Bank of Japan operations provided some support for JGB prices. In regular operations under its massive easing scheme, the BOJ offered to buy outright 450 billion yen ($4.54 billion) of JGBs with residual maturity of five to 10 years, and another 110 billion yen of JGBs with up to one year left to maturity.

"BoJ operations are propping up supply and demand conditions, but there is a feeling that many investors are waiting for the next big trading factor before they step in to buy," said a fixed-income fund manager at a European asset management firm in Tokyo.

Later on Friday, the key US nonfarm payrolls report for July is expected to a rise in hiring of 184,000, while the unemployment rate likely dipped to 7.5 percent last month from 7.6 percent.

An upside surprise could prompt the US central bank to begin reducing the $85 billion of assets it buys each month, perhaps as early as its September 17-18 meeting.

The 10-year JGB yield rose 3.5 basis points to 0.825 percent, its highest since July 17.

The benchmark yield dropped as low as 0.770 percent last week, which was its lowest since May 14.

"Everyone expects the market to sell off and get to between 0.850 percent and 0.950 percent, and then they want to buy," said a fixed-income strategist at a large Japanese brokerage.

"Either they're hoping for a sell-off to buy, or they're hoping for a sell-off because they're positioned for one.
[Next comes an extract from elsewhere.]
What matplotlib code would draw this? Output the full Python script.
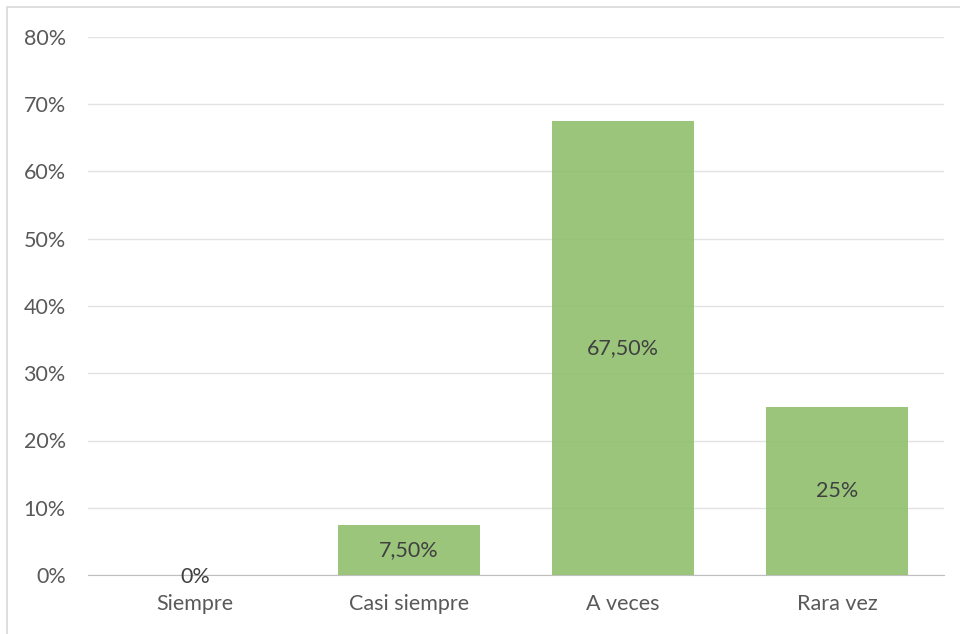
import matplotlib.pyplot as plt
from matplotlib.patches import Rectangle

# chart data
categories = ['Siempre', 'Casi siempre', 'A veces', 'Rara vez']
values = [0, 7.5, 67.5, 25]
value_labels = ['0%', '7,50%', '67,50%', '25%']
y_ticks = [0, 10, 20, 30, 40, 50, 60, 70, 80]

plt.rcParams['font.family'] = ['Lato', 'DejaVu Sans']

fig = plt.figure(figsize=(9.6, 6.34), dpi=100)
ax = fig.add_axes([88 / 960, 1 - 575 / 634, (944 - 88) / 960, (575 - 37) / 634])

# light frame round the chart area
fig.patches.append(Rectangle((7 / 960, -0.1), 1.1, 1 - 7 / 634 + 0.1,
                             transform=fig.transFigure, fill=False,
                             edgecolor='#d9d9d9', linewidth=1.2))

x = list(range(len(categories)))
ax.bar(x, values, width=0.66, color='#8fbf6d', alpha=0.9, zorder=3)

for xi, v, lab in zip(x, values, value_labels):
    ax.text(xi, v / 2 - (0.3 if v == 0 else 0), lab, ha='center', va='center',
            fontsize=15.5, color='#404040', zorder=4)

ax.set_xlim(-0.5, 3.5)
ax.set_ylim(0, 80)
ax.set_yticks(y_ticks)
ax.set_yticklabels(['{}%'.format(t) for t in y_ticks])
ax.set_xticks(x)
ax.set_xticklabels(categories)
ax.tick_params(axis='both', length=0, labelsize=15.5, colors='#595959')
ax.tick_params(axis='y', pad=16)
ax.tick_params(axis='x', pad=14)

ax.grid(axis='y', color='#e3e3e3', linewidth=1, zorder=1)
ax.set_axisbelow(True)
for side in ['top', 'right', 'left']:
    ax.spines[side].set_visible(False)
ax.spines['bottom'].set_color('#bfbfbf')
ax.spines['bottom'].set_zorder(2)

fig.savefig('out.png', dpi=100)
But normally when everyone starts to expect something, it doesn't happen," he added.

The 10-year JGB futures contract ended morning trade down 0.39 point at 143.22 after dropping as low as 143.18, its lowest since July 17.

The 5-year yield rose 3 basis points to 0.315 percent, its highest since July 10.

The 30-year yield added 2 basis points to a one-week high of 1.830 percent, moving away from a 6-week low of 1.800 percent touched on Wednesday.

The 20-year yield rose 2 basis points to a one-week high of 1.720 percent, moving away from Wednesday's nearly 5-week low of 1.695 percent.

The yield curve flattened, with the 10-year yield's spread to 20-year yields shrinking to 89.5 basis points from a four-month high of 94.5 basis points hit on July 24. The 10-year yield spread to 30-year debt shrank to 100.5 basis points from rose to a four-month high of 108 basis points on July 24.

Economists polled by Reuters said the Japanese economy could withstand a planned sales tax increase even if growth slows from the first quarter's healthy pace, with 14 of the 15 respondents saying the government should go ahead as planned with the first stage of raising the 5 percent tax to 8 percent in April.